JCI Grill Celebrates 95 Years And Its Greek Heritage With A Gyro Dog
To celebrate the restaurant’s 95 years in operation, JCI Grill is offering a special Gyro Dog topped with crispy-seared gyro meat, sliced red onions, tomatoes, feta cheese, and a variation on tzatziki sauce. It’s a nod to the restaurant’s Greek heritage and is a limited edition dog only available this summer for $6.99. Optional “Gyro Bites” can come alongside the Gyro Dog for an additional $3. These are Greek twists on mini-empanadas filled with ground gyro meat, cheese and onion, and are perfect for dipping in the tzatziki sauce. Houston Food Finder was invited to try the special dishes, as well as a few others inspired by different regions.
The special Gyro Dog pairs perfectly with JCI Grill’s large Greek salad. The $6.49 salad is surprisingly hearty, with thick slices of radish, cucumber and peppers sprinkled with capers, feta crumbles, Kalamata olives and then drizzled with Greek salad dressing. The dressing isn’t overly vinegary, which allows the flavors of the fresh produce to come through. Toasted bun pieces lend some crunch, and the bowl is rounded out with oregano and pepperoncini peppers. Adding grilled chicken for an additional charge under $2 makes this salad a great, satisfying meal for those on a low carb or Mediterranean diet.
Greek entrepreneurs James and Tom Papadakis founded James Coney Island, which was renamed five years ago to the more modern (and healthy sounding) JCI Grill. Tom lost the coin toss for the name. (Visit this link for more information on the Greek influence on coneys and hot dogs.)
The word gyro means “turned” because a cone of minced lamb and beef flavored with salt, paprika, pepper, parsley, garlic and oregano and roasted on a rotisserie. Then, pieces are shaved off and placed inside a pita.

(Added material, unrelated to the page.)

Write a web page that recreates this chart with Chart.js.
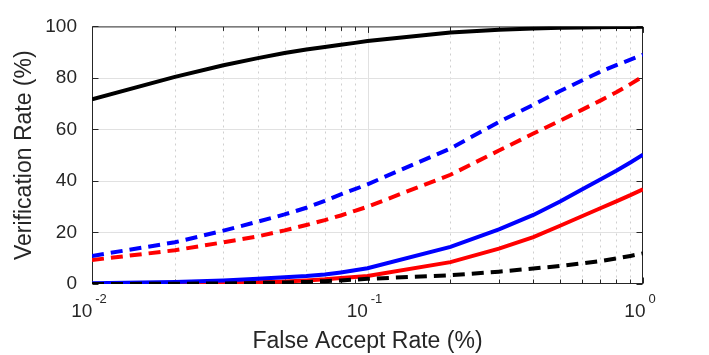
<!DOCTYPE html>
<html>
<head>
<meta charset="utf-8">
<script src="https://cdn.jsdelivr.net/npm/chart.js@4/dist/chart.umd.min.js"></script>
<style>
  html, body { margin: 0; padding: 0; background: #fff; }
  #wrap { width: 709px; height: 355px; }
</style>
</head>
<body>
<div id="wrap"><canvas id="rocChart"></canvas></div>
<script>
// false accept rate (%) sample points
const far = [0.01, 0.02, 0.03, 0.04, 0.05, 0.06, 0.07, 0.08, 0.09,
             0.1, 0.2, 0.3, 0.4, 0.5, 0.6, 0.7, 0.8, 0.9, 1];

// verification rate (%) per curve
const blackSolid = [71.7, 80.4, 84.9, 87.7, 89.7, 91.0, 92.0, 92.9, 93.6,
                    94.3, 97.6, 98.7, 99.2, 99.5, 99.6, 99.7, 99.8, 99.8, 99.9];
const blueDashed = [10.9, 16.2, 20.7, 24.2, 27.0, 29.6, 32.3, 34.8, 36.8,
                    38.7, 52.6, 62.9, 69.6, 74.9, 79.0, 82.4, 85.0, 87.1, 89.0];
const redDashed  = [9.3, 13.1, 16.2, 18.5, 20.8, 22.9, 24.8, 26.6, 28.4,
                    30.0, 42.4, 51.8, 58.4, 63.4, 67.6, 71.2, 74.4, 77.6, 80.6];
const blueSolid  = [0.3, 0.8, 1.4, 2.0, 2.6, 3.1, 3.7, 4.5, 5.3,
                    6.1, 14.4, 21.2, 26.8, 32.0, 36.7, 40.6, 44.0, 47.2, 50.2];
const redSolid   = [0.0, 0.2, 0.4, 0.7, 1.0, 1.4, 1.8, 2.3, 2.7,
                    3.1, 8.5, 13.7, 18.2, 22.6, 26.3, 29.4, 32.1, 34.5, 36.8];
const blackDashed = [0.0, 0.1, 0.2, 0.4, 0.6, 0.8, 1.1, 1.4, 1.7,
                     2.0, 3.4, 4.8, 6.0, 7.0, 8.0, 8.9, 9.9, 10.9, 11.9];

// axis ticks
const yTicks = [0, 20, 40, 60, 80, 100];
const xMajor = [0.01, 0.1, 1];
const xExponents = ["-2", "-1", "0"];

const FONT = "'Liberation Sans', Arial, Helvetica, sans-serif";
const TEXT = "#262626";

const xMinor = [];
xMajor.slice(0, -1).forEach((d) => {
  for (let k = 2; k <= 9; k++) xMinor.push(+(d * k).toFixed(4));
});

const pts = (ys) => far.map((x, i) => ({ x: x, y: ys[i] }));

// grid, box and inward tick marks (matlab look)
const axesBox = {
  id: "axesBox",
  beforeDatasetsDraw(chart) {
    const { ctx, chartArea: a, scales } = chart;
    const x = scales.x, y = scales.y;
    const L = a.left + 0.5, R = a.right - 0.5, T = a.top + 0.5, B = a.bottom - 0.5;
    const seg = (x1, y1, x2, y2) => {
      ctx.beginPath(); ctx.moveTo(x1, y1); ctx.lineTo(x2, y2); ctx.stroke();
    };
    ctx.save();
    ctx.lineWidth = 1;

    // dotted minor grid
    ctx.strokeStyle = "#cfcfcf";
    ctx.setLineDash([2, 4]);
    xMinor.forEach((v) => {
      const px = Math.round(x.getPixelForValue(v)) + 0.5;
      seg(px, B, px, T);
    });
    ctx.setLineDash([]);

    // solid major grid
    ctx.strokeStyle = "#e1e1e1";
    xMajor.slice(1, -1).forEach((v) => {
      const px = Math.round(x.getPixelForValue(v)) + 0.5;
      seg(px, B, px, T);
    });
    yTicks.slice(1, -1).forEach((v) => {
      const py = Math.round(y.getPixelForValue(v)) + 0.5;
      seg(L, py, R, py);
    });

    // box
    ctx.strokeStyle = TEXT;
    ctx.strokeRect(L, T, R - L, B - T);

    // tick marks
    yTicks.forEach((v) => {
      const py = Math.round(y.getPixelForValue(v)) + 0.5;
      seg(L, py, L + 6, py);
      seg(R, py, R - 6, py);
    });
    xMajor.forEach((v) => {
      const px = Math.round(x.getPixelForValue(v)) + 0.5;
      seg(px, B, px, B - 6);
      seg(px, T, px, T + 6);
    });
    xMinor.forEach((v) => {
      const px = Math.round(x.getPixelForValue(v)) + 0.5;
      seg(px, B, px, B - 4);
      seg(px, T, px, T + 4);
    });
    ctx.restore();
  },
  afterDraw(chart) {
    // x tick labels as 10 with superscript exponent
    const { ctx, chartArea: a, scales } = chart;
    ctx.save();
    ctx.fillStyle = TEXT;
    ctx.textBaseline = "alphabetic";
    ctx.textAlign = "left";
    xMajor.forEach((v, i) => {
      const px = scales.x.getPixelForValue(v);
      ctx.font = "19px " + FONT;
      const wb = ctx.measureText("10").width;
      ctx.font = "13px " + FONT;
      const ws = ctx.measureText(xExponents[i]).width;
      const left = px - (wb + 3 + ws) / 2 - 3;
      ctx.font = "19px " + FONT;
      ctx.fillText("10", left, a.bottom + 33);
      ctx.font = "13px " + FONT;
      ctx.fillText(xExponents[i], left + wb + 3, a.bottom + 19);
    });
    ctx.restore();
  },
};

const line = (data, color, dashed) => ({
  data: pts(data),
  borderColor: color,
  borderWidth: 4,
  borderDash: dashed ? [12, 7] : [],
  borderCapStyle: "butt",
  pointRadius: 0,
  tension: 0,
  fill: false,
});

new Chart(document.getElementById("rocChart"), {
  type: "line",
  data: {
    // first dataset is drawn on top
    datasets: [
      line(blackDashed, "#000000", true),
      line(blueSolid, "#0000ff", false),
      line(redSolid, "#ff0000", false),
      line(blueDashed, "#0000ff", true),
      line(redDashed, "#ff0000", true),
      line(blackSolid, "#000000", false),
    ],
  },
  options: {
    responsive: true,
    maintainAspectRatio: false,
    animation: false,
    layout: { padding: { top: 26, right: 66, left: 0, bottom: 0 } },
    plugins: {
      legend: { display: false },
      tooltip: { enabled: false },
    },
    scales: {
      x: {
        type: "logarithmic",
        min: 0.01,
        max: 1,
        grid: { display: false, drawTicks: false },
        border: { display: false },
        ticks: { display: false },
        title: {
          display: true,
          text: "False Accept Rate (%)",
          color: TEXT,
          font: { family: FONT, size: 23 },
          padding: { top: 0, bottom: 0 },
        },
        afterFit: (scale) => { scale.height = 71; },
      },
      y: {
        min: 0,
        max: 100,
        grid: { display: false, drawTicks: false },
        border: { display: false },
        afterBuildTicks: (scale) => { scale.ticks = yTicks.map((v) => ({ value: v })); },
        ticks: {
          color: TEXT,
          padding: 15,
          font: { family: FONT, size: 19 },
        },
        title: {
          display: true,
          text: "Verification Rate (%)",
          color: TEXT,
          font: { family: FONT, size: 23 },
          padding: { top: 11, bottom: 0 },
        },
        afterFit: (scale) => { scale.width = 92; },
      },
    },
  },
  plugins: [axesBox],
});
</script>
</body>
</html>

Is it logical to marry a gyro and a hot dog? Before refrigeration, Greek Cypriots made preserved sausages made from pork tenderloin called lountza that they marinated in wine and then smoked. It’s a short jump from there to a Gyro Dog. (A similar fusion originated tacos al pastor when Lebanese immigrants brought their version of gyros to Mexico.)
In addition to the special, JCI Grill’s hot dog menu offers diners several other gourmet options, including the Nolan Ryan all-beef, kosher Hebrew National, Polish and coney versions. Many of the specialty dogs are the result of JCI Grill’s president Darrin Straughan’s peripatetic study of regional hot dogs. In addition, he was likely “reading the tea leaves” about the growing interest in fast-casual comfort foods.
Houstonians can go on their own regional hot dog study at JCI Grill, perhaps retracing the steps of the Papadakis brothers from Greece to NYC to Houston by trying the New York Dog for $3.69 and the BBQ Slaw Dog for $5.49. (JCI Grill has a Houston Dog, too, but it isn’t on the regular menu). The all-beef New York Dog with spicy mustard and sauerkraut has a classic simplicity that harkens to memories of a Jewish deli unsurprising since its origin was a nod to Nathan’s Famous. By contrast, the BBQ Slaw Dog topped with pulled pork, onion rings, jalapeño slaw, and a drizzle of sweet barbecue sauce is super meaty. You get your fill of spice and ‘cue with this dog.
As local author Paul Galvani writes in his recently released book, The Lost Restaurants of Houston, there are relatively few area restaurants that have continuously operated for more than 50 years. Founded in 1923, James Coney Island is the fourth oldest in the greater Houston area. The first location opened in an era when dining out was emerging as an activity for the masses, and classic American foods like hot dogs, hamburgers, ice cream, and pies were popular. It’s only one of many restaurants in the Houston area that were Greek-owned (or became Greek-owned soon after starting). Other Greek restaurant families include the Christie family of Christie’s Seafood, the Pappas family, the Massas family, the Bibas family of One’s A Meal, the Mickelis family of Cleburne Cafeteria, Demeris family of Demeris Barbecue, the Hrisinis family of Mykonos Island Restaurant, and the Fetokakis family of Niko Nikos.
Over time James Coney Island has transformed itself into JCI Grill and simultaneously preserved the time capsule of classic Greek “coneys” of its original menu while also adding a selection of gourmet hot dogs, including the BBQ Slaw Dog and the New York Dog.
We’ll only have to wait five more years to see if there will be a JCI Centennial Dog when the the grand dame turns 100. In the meantime, keep a lookout for the forthcoming “665 Dog Years” promotion featuring 95-cent coneys – 1 cent for each year in business – on the third Thursdays between May and September this year (May 17, June 21, July 19, August 16, and September 20). It’s a throwback to a time when nickel coneys were eaten at wooden school desks by everyone from wildcatters to newspapermen at the original 110 Walker location.